The authors have published the most saturated gene based map in conifers. Markers are like landmarks that can aid in locating position of genes on chromosomes. This gene based map would be helpful in constructing a pine reference sequence as well as other applied research. “Because of interspecific synteny the gene based maps would be useful to support genome assembly and analysis”
The loblolly pine v1.01 assembly has the largest number of annotations among the conifer reference genomes that have been sequenced so far. This draft genome assembly reveals features of conifer genome organisation, aids comparative analyses & evolution of angiosperms and gymnosperms, and identification of genes regulating ecological responses and controlling economically important traits like wood formation. An account of the conifer genome evolution is also given by Nystedt B. 2013 Nature 497: 579–584 doi:10.1038/nature12211. Yet another genome assembly of white spruce using whole genome shotgun sequencing provides valuable information to support forest management strategies and understand tree and environmental interactions at gene level. Birol et al. 2013 Bioinformatics doi: 10.1093/bioinformatics/btt178
Fig (A) Identification of orthologous groups of genes for 14 species split into five categories: conifers (Picea abies, Picea sitchensis, and Pinus taeda), monocots (Oryza sativa and Zea mays), dicots (Arabidopsis thaliana, Glycine max, Populus trichocarpa, Ricinus communis, Theobroma cacao, and Vitis vinifera), early land plants (Selaginella moellendorffii and Physcomitrella patens), and a basal angiosperm (Amborella trichopoda). Here, we depict the number of clusters in common between the biological categories in the intersections. The total number of sequences for each species is provided under the name (total number of sequences/total number of clustered sequences). (B) Gene ontology molecular function term assignments by family for all species (red), conifers (green), and Pinus taeda exclusively (blue).
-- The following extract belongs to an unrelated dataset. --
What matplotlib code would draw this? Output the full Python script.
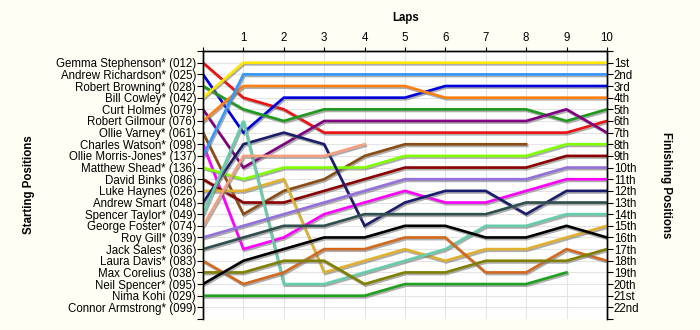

20.15 billion bp draft genome whole genome shot gun sequencing . Most complete and contiguous genome sequence available for conifers.
Wegrzyn J. L. et al. 2014. Unique features of the loblolly pine (Pinus taeda) megagenome revealed through sequence annotation. Genetics 196: 891-909.
As the title suggests this paper provides information derived from sequencing and annotation of the loblolly pine genome especially the organisation of the genome, its size, content and structure. These findings will be a great asset in comparative genomics and evolutionary studies involving gymnosperms.
Sena J. S. et al. 2014. Evolution of gene structure in the conifer Picea glauca: comparative analysis of the impact of intron size. BMC Plant Biology 14: 95
Gene structure of 35 genes of Picea glauca was analysed and also compared to sequenced genomes of angiosperms. Intron size and distribution varied according to the expression profiles. The position of long introns within genes was highly conserved in conifers. LTRs had higher repetitive element representation in introns. Copia and gypsy were longer in exons that in introns.
Conserved gene structure, intron size, large no. of repetitive elements, small gene space were products of complex evolutionary history of conifers.